Rendir culto al cuerpo está en boga, pero ¿y dedicar tiempo al cultivo de la mente? “Al igual que nos cuidamos y vamos cada vez más al gimnasio, deberíamos dedicar media hora diaria a la lectura”, sostiene el escritor catalán Emili Teixidor, autor de La lectura y la vida (Columna) y de la exitosa novela que inspiró la película Pa negre.
Favorecer la concentración y la empatía, prevenir la degeneración cognitiva y hasta predecir el éxito
profesional son sólo algunos de los beneficios encubiertos de la lectura. Sin
contar que “el acto de leer forma parte del acto de vivir”, dice el ex ministro
Ángel Gabilondo, catedrático de Filosofía en la Universidad Autónoma de Madrid
y autor del reciente ensayo Darse a la
lectura (RBA). Para
Gabilondo, la lectura “crea, recrea y transforma. Una buena selección de libros
es como una buena selección de alimentos: nutre”.
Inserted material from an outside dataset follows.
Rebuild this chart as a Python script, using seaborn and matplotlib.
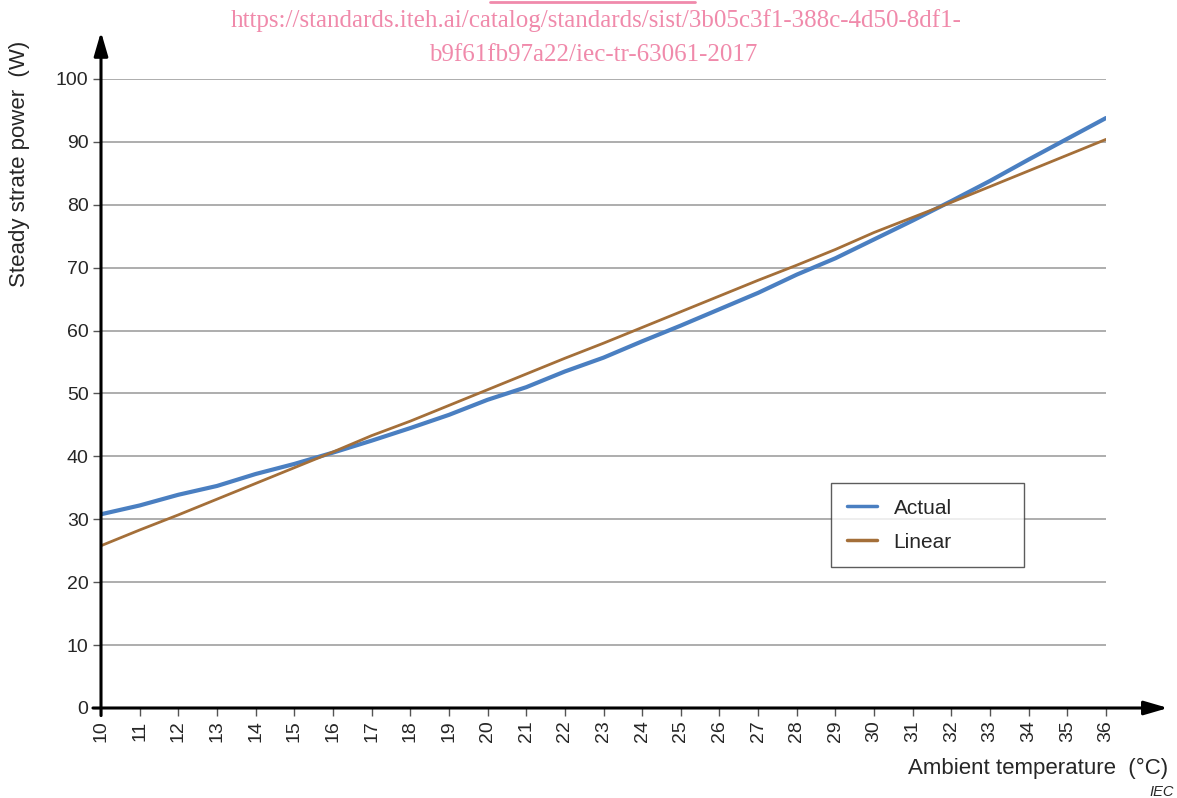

De la lectura de los primeros jeroglíficos esculpidos en piedra a
la de la tinta de los pergaminos, o a la lectura digital, el hábito lector ha
discurrido de la mano de la historia de la humanidad. Si la invención de la
escritura supuso la separación de la prehistoria de la historia, la lectura
descodificó los hechos que acontecían en cada época. Los primeros que leyeron
con avidez fueron los griegos, aunque fuesen sus esclavos quienes narraban en
voz alta los textos a sus amos. Siglos más tarde, la lectura se volvió una
actividad silenciosa y
personal, se comenzó a leer hacia el interior del alma. “Los grecolatinos
vinculaban la lectura a la lista de actividades que había que hacer cada día”,
sostiene Gabilondo. “Convirtieron el pasatiempo en un ejercicio: el sano
ejercicio de leer”. Fueron los romanos quienes acuñaron el “nulla dies sine
linea” (ni un día sin [leer] una línea).
¿Por qué es tan saludable? “La lectura es el único
instrumento que tiene el cerebro para progresar –considera Emili Teixidor–, nos
da el alimento que hace vivir al cerebro”. Ejercitar la mente mediante la
lectura favorece la concentración. A
pesar de que, tras su aprendizaje, la lectura parece un proceso que ocurre de
forma innata en nuestra mente, leer es una actividad antinatural.
El humano
lector surgió de su constante lucha contra la distracción, porque el estado
natural del cerebro tiende a despistarse ante cualquier nuevo estímulo. No
estar alerta, según la psicología evolutiva, podía costar la vida de nuestros
ancestros: si un cazador no atendía a los estímulos que lo rodeaban era
devorado o moría de hambre por no saber localizar las fuentes de alimentos. Por
ello, permanecer inmóvil concentrado en un proceso como la lectura es
antinatural.
Según Vaughan Bell, polifacético psicólogo e investigador del
King’s College de Londres, “la capacidad de concentrarse en una sola tarea sin
interrupciones representa una anomalía en la historia de nuestro desarrollo
psicológico”. Y aunque antes de la lectura cazadores y artesanos habían cultivado
su capacidad de atención, lo cierto es que sólo la actividad lectora exige “la
concentración profunda al combinar el desciframiento del texto y la
interpretación de su significado”, dice el pensador Nicholas Carr en su libro Superficiales (Taurus). Aunque la
lectura sea un proceso forzado, la mente recrea cada palabra activando
numerosas vibraciones intelectuales.
En este preciso instante, mientras usted lee este texto, el hemisferio izquierdo de su cerebro está trabajando a alta velocidad para activar diferentes áreas. Sus ojos recorren el texto buscando reconocer la forma de cada letra, y su corteza inferotemporal, área del cerebro especializada en detectar palabras escritas, se activa, transmitiendo la información hacia otras regiones cerebrales. Su cerebro repetirá constantemente este complejo proceso mientras usted siga leyendo el texto.
La actividad de leer, que el cerebro lleva a cabo con tanta
naturalidad, tiene repercusiones en el desarrollo intelectual. “La capacidad
lectora modifica el cerebro”, afirma el neurólogo Stanislas Dehaene,
catedrático de Psicología Cognitiva Experimental del Collège de France en su
libro Les neurones de la lecture (Odile Jacob).
Es así: hay
más materia gris en la cabeza de una persona lectora y más neuronas en los
cerebros que leen. El neurocientífico Alexandre Castro-Caldas y su equipo de la
Universidad Católica Portuguesa lo demostraron en uno de sus estudios, junto a
otro curioso dato: comparando los cerebros de personas analfabetas con los de
lectores, se verificó que los analfabetos oyen peor.